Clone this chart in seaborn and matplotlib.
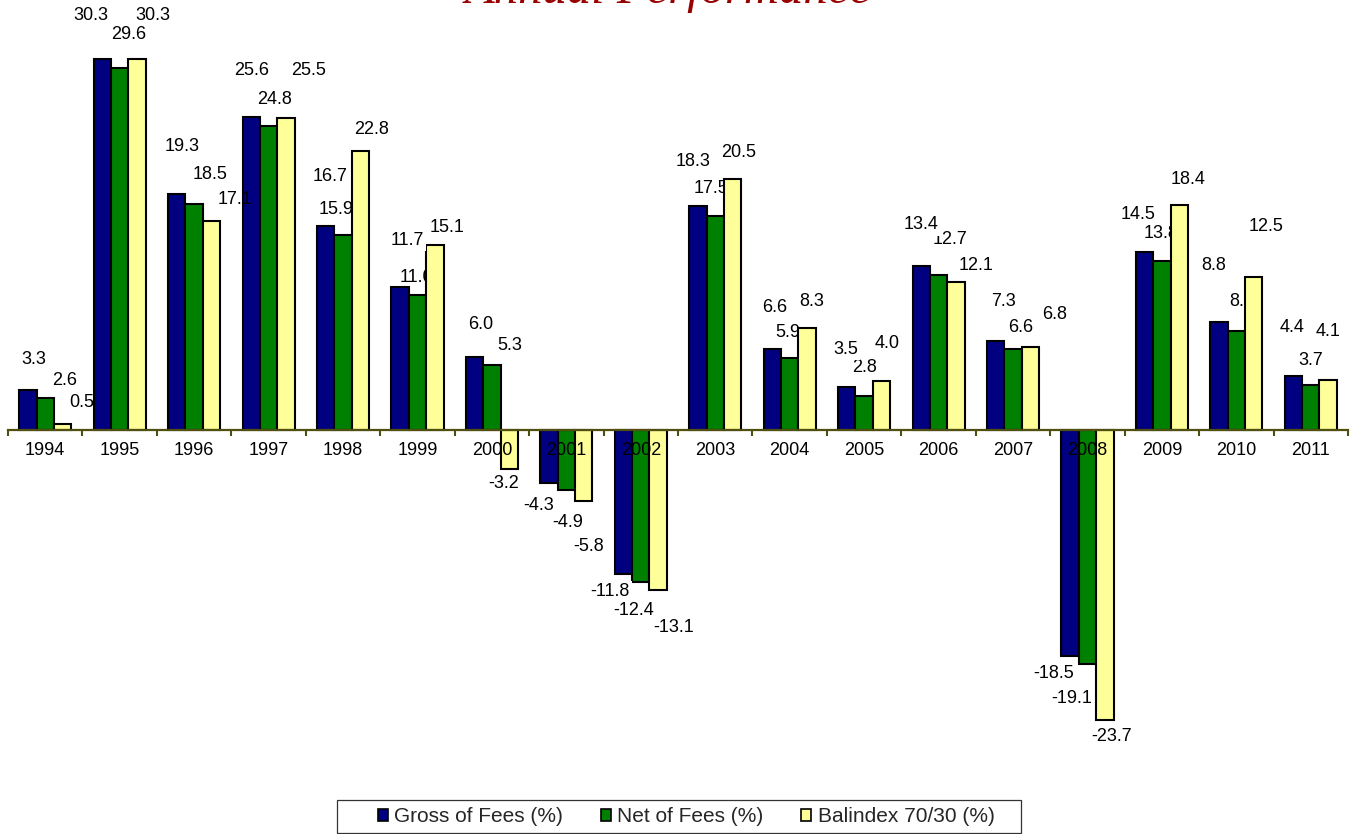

************

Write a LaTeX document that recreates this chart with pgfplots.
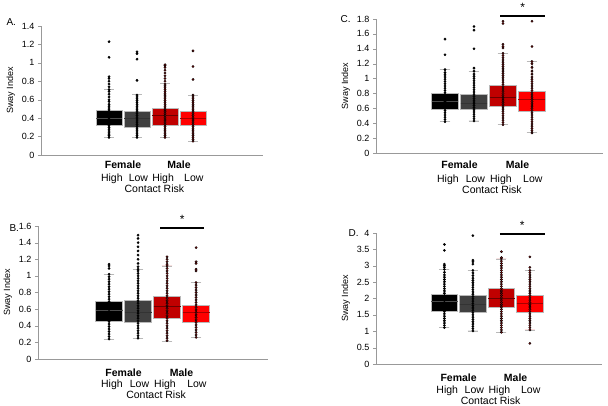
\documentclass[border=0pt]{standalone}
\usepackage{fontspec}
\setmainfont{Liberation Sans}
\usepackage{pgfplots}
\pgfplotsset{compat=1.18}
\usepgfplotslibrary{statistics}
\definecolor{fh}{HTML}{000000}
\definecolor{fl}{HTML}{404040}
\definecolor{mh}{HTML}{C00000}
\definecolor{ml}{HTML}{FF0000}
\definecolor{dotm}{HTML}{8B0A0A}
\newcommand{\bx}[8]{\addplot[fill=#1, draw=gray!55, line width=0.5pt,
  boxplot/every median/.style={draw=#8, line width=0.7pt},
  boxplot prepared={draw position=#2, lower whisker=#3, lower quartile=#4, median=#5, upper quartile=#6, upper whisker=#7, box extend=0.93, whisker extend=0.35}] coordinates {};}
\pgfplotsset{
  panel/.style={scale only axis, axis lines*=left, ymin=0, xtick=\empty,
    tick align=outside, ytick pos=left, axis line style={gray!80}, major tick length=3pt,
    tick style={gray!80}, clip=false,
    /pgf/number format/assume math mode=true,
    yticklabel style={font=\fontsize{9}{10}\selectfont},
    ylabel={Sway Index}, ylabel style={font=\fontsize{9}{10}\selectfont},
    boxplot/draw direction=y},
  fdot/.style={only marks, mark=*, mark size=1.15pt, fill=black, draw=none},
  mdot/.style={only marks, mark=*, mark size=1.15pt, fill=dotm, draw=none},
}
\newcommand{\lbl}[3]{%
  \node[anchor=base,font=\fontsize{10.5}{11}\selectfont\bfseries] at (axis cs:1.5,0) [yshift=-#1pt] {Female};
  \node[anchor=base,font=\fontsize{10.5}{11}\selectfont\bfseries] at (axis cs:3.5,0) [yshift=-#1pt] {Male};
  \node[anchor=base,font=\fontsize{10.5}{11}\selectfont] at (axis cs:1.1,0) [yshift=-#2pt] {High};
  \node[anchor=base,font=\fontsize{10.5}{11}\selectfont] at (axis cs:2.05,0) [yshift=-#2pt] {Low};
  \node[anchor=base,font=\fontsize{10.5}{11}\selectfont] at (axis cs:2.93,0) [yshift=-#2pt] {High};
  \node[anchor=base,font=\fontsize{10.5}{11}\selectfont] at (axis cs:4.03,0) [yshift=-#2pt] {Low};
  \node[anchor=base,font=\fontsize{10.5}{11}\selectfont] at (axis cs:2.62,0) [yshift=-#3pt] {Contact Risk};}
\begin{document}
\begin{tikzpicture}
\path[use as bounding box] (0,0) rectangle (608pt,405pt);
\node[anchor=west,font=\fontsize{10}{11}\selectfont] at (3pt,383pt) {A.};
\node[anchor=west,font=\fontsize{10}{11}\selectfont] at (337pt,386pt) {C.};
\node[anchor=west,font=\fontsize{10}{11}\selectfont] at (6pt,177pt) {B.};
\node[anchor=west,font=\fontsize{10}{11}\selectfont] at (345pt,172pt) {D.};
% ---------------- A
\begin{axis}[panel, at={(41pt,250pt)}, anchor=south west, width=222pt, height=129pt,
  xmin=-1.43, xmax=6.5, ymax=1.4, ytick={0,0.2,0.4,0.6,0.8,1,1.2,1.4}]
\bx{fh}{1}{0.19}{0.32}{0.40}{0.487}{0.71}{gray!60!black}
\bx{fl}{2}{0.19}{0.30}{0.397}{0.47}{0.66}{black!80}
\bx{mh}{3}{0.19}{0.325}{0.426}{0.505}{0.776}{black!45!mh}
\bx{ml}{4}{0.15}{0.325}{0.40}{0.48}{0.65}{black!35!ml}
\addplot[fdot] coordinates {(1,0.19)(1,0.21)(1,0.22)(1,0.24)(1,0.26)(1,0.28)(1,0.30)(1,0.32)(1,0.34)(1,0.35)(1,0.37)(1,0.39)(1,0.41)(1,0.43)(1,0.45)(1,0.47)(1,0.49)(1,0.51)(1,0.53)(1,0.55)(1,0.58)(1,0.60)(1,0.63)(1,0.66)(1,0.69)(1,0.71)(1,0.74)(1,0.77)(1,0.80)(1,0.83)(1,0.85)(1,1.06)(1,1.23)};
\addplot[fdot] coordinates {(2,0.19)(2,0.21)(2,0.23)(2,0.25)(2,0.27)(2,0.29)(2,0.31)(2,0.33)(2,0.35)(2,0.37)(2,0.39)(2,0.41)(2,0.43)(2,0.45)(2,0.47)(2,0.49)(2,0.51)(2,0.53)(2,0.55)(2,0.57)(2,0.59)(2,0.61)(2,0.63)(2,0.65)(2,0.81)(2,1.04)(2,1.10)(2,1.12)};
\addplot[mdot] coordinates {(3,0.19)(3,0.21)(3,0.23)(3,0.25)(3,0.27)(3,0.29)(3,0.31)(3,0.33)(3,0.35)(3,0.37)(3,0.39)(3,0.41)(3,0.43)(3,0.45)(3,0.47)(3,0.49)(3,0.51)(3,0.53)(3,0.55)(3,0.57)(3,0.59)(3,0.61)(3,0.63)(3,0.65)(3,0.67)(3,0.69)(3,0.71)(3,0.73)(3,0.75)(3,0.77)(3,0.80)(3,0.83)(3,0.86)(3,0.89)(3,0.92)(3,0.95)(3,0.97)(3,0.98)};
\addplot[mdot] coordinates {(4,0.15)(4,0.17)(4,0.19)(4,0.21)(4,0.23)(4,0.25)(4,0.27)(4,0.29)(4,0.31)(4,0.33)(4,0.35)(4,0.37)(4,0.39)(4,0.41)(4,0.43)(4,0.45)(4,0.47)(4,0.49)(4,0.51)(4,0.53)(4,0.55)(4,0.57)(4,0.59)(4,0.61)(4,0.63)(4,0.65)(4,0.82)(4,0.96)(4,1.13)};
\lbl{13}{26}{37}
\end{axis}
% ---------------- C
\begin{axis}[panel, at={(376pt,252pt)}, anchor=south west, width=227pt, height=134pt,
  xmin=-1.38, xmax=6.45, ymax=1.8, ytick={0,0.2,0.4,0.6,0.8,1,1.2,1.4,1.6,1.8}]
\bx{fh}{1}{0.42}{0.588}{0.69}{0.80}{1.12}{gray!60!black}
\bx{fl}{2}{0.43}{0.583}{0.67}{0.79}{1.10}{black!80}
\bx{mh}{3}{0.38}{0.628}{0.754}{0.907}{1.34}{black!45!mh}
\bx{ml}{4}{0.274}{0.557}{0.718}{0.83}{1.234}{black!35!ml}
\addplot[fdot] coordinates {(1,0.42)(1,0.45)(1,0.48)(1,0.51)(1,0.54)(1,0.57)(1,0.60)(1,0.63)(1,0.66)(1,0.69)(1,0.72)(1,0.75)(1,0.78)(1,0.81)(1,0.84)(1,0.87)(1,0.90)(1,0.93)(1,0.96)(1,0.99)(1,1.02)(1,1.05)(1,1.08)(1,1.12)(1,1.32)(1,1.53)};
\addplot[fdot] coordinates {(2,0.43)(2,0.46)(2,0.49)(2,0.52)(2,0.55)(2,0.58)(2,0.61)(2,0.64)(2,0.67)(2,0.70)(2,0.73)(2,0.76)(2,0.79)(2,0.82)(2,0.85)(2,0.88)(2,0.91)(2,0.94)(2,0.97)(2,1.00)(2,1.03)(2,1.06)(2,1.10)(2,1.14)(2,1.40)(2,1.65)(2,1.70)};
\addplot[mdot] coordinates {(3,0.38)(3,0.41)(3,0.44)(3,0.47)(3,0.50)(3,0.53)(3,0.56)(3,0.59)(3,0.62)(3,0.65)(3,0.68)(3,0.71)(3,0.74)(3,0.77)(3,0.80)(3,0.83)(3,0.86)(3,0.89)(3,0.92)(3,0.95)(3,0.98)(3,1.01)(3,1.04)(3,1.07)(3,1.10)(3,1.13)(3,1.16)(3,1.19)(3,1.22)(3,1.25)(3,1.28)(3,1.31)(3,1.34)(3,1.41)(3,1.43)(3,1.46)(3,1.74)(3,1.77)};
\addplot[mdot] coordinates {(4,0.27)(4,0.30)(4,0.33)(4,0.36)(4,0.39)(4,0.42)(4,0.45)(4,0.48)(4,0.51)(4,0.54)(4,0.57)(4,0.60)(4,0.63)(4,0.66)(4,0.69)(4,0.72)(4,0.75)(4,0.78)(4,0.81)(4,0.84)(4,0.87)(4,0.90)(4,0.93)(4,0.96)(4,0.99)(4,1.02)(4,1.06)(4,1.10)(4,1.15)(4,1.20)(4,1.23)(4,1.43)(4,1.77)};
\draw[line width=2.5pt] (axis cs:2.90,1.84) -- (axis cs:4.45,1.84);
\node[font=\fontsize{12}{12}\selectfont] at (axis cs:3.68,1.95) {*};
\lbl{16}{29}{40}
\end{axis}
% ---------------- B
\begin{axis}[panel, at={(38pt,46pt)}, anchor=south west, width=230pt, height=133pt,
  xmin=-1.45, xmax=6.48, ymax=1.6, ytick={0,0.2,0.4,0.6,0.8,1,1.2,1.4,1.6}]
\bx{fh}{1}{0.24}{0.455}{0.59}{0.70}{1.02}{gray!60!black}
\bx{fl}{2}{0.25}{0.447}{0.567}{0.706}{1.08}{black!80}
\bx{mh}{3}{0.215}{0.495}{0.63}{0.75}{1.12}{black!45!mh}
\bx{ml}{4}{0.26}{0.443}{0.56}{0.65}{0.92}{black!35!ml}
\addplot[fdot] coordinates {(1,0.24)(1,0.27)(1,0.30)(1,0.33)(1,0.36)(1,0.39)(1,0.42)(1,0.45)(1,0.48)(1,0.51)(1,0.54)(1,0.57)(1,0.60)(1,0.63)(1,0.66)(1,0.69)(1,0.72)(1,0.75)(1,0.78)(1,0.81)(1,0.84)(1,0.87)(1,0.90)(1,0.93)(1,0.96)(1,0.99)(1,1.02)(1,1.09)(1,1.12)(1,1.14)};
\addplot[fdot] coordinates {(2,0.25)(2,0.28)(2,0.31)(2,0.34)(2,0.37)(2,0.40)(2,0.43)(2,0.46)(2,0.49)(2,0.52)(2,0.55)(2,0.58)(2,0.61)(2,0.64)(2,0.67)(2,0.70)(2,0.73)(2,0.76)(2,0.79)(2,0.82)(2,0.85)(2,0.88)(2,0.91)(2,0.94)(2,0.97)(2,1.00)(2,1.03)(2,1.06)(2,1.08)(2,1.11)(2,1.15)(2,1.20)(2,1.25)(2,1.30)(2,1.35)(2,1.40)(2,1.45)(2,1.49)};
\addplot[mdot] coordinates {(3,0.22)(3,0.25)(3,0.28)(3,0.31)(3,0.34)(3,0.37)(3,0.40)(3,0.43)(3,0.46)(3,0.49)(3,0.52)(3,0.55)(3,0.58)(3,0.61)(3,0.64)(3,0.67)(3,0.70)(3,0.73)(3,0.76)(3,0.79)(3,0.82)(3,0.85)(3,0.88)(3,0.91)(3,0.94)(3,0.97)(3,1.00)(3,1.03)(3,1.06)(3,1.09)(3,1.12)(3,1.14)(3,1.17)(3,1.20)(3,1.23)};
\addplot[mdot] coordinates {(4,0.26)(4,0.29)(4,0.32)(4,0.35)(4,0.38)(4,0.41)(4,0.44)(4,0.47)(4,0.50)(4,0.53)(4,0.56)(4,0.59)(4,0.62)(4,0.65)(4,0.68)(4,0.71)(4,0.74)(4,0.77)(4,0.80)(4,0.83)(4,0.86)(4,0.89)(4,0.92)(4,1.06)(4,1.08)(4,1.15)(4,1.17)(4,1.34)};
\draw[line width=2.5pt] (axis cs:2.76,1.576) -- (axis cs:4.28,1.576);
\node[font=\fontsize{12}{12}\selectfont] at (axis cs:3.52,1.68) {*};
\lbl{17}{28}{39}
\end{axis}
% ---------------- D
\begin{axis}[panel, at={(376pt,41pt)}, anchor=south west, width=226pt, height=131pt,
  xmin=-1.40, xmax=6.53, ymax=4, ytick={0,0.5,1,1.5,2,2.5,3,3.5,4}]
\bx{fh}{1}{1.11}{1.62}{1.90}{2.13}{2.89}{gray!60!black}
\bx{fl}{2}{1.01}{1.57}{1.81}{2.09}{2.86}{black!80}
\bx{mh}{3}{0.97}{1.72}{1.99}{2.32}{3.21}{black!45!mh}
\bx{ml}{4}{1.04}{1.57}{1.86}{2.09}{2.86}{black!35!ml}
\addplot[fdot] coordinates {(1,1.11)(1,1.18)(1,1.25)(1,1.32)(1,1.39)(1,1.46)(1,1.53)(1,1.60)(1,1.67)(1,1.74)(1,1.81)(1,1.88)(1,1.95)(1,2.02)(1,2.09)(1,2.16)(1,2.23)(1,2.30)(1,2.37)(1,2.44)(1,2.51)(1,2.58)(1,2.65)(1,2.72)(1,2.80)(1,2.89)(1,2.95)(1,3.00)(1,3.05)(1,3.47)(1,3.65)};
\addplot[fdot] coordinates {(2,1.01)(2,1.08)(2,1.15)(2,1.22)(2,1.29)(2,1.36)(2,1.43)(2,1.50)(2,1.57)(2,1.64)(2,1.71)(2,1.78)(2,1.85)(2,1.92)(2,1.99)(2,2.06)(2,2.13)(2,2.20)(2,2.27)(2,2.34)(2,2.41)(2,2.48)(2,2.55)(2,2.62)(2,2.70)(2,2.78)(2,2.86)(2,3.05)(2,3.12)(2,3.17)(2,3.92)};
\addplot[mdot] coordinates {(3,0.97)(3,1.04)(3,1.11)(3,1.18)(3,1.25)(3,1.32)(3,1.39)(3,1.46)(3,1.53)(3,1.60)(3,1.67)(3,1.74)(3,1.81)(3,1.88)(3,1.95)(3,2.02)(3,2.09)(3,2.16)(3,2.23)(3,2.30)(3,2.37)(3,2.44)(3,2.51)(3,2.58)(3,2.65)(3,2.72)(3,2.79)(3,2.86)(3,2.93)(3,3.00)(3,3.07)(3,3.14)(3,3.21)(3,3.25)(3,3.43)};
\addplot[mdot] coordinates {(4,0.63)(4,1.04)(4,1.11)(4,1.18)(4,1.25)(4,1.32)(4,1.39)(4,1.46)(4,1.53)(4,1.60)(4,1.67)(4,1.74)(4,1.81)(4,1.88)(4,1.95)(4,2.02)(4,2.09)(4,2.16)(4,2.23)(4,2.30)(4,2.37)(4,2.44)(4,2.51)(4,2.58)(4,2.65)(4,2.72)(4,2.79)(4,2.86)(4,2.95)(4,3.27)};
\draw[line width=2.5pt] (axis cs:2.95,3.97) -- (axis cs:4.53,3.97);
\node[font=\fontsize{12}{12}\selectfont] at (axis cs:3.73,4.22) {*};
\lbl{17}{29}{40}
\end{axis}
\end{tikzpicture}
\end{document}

************

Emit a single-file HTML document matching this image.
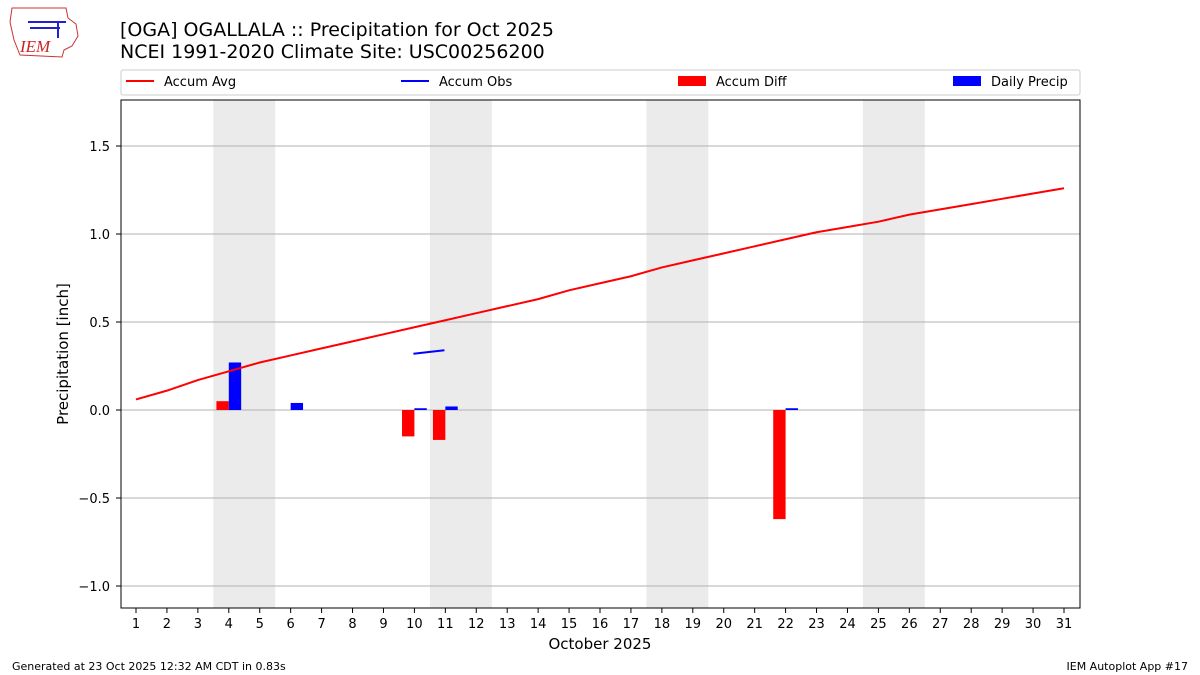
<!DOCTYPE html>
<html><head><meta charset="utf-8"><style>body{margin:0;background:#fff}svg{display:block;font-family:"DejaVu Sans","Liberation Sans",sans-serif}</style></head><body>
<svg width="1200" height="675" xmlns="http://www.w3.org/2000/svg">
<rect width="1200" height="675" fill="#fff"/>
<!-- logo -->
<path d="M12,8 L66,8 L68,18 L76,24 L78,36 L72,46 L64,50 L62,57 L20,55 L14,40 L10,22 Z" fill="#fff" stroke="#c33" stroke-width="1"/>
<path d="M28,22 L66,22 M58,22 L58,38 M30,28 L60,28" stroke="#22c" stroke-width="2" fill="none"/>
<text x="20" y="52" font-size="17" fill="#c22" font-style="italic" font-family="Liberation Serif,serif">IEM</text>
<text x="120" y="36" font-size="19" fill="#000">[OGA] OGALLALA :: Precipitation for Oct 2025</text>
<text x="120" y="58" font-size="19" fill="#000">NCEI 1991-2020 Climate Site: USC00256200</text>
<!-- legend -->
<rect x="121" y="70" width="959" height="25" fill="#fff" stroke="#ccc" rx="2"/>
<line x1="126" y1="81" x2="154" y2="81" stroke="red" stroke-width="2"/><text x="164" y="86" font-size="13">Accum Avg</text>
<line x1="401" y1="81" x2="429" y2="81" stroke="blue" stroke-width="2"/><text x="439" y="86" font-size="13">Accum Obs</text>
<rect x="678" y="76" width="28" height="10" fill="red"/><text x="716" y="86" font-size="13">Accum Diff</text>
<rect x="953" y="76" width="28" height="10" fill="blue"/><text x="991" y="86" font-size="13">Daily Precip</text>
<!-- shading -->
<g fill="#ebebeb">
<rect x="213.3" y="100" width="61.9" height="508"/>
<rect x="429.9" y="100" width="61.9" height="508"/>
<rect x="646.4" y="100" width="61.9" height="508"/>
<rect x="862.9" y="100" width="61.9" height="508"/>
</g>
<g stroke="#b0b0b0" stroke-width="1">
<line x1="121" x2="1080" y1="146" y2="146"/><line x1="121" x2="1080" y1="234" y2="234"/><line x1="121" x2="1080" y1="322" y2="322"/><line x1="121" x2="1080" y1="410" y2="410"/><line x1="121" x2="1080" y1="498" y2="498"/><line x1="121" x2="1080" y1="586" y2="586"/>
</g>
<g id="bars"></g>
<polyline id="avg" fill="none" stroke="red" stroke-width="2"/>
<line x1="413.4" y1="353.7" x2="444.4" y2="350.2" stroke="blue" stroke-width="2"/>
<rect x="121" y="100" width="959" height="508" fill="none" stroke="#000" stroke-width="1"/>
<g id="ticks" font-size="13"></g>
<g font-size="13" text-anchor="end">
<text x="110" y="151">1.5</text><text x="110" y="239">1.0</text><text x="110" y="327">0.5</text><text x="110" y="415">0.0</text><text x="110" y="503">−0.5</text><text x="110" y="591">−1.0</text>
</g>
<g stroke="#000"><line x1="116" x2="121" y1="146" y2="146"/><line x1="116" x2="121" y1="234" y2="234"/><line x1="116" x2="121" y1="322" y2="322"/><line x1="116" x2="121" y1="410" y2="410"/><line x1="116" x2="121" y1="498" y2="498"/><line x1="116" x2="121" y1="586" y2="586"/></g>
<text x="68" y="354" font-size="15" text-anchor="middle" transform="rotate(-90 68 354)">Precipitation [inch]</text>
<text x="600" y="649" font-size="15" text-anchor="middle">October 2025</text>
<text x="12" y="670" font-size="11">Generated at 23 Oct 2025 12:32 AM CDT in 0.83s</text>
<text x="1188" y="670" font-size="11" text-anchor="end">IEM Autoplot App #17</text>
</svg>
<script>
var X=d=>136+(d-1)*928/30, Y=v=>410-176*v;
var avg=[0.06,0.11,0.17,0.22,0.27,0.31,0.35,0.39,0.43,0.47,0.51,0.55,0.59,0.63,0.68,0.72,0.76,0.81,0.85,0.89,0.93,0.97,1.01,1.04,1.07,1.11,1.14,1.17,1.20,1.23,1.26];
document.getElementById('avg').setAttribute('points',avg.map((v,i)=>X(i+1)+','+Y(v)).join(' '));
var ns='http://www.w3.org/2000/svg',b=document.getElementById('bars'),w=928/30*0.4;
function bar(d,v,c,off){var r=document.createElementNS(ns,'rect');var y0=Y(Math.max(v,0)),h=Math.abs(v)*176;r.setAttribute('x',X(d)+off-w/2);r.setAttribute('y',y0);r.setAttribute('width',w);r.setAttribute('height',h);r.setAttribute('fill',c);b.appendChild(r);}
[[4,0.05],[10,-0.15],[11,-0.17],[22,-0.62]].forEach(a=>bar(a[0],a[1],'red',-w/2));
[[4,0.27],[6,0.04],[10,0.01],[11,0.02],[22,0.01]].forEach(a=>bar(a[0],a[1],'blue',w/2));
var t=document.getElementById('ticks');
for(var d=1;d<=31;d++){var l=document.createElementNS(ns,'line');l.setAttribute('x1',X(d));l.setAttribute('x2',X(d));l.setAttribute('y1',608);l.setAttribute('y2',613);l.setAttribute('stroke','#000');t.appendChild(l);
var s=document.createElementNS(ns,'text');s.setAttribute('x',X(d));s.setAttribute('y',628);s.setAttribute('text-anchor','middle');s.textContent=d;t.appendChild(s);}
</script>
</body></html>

************

Using the material above, work out how many lines contain the string "chart". Give that number alone.

§ **Answer**:
2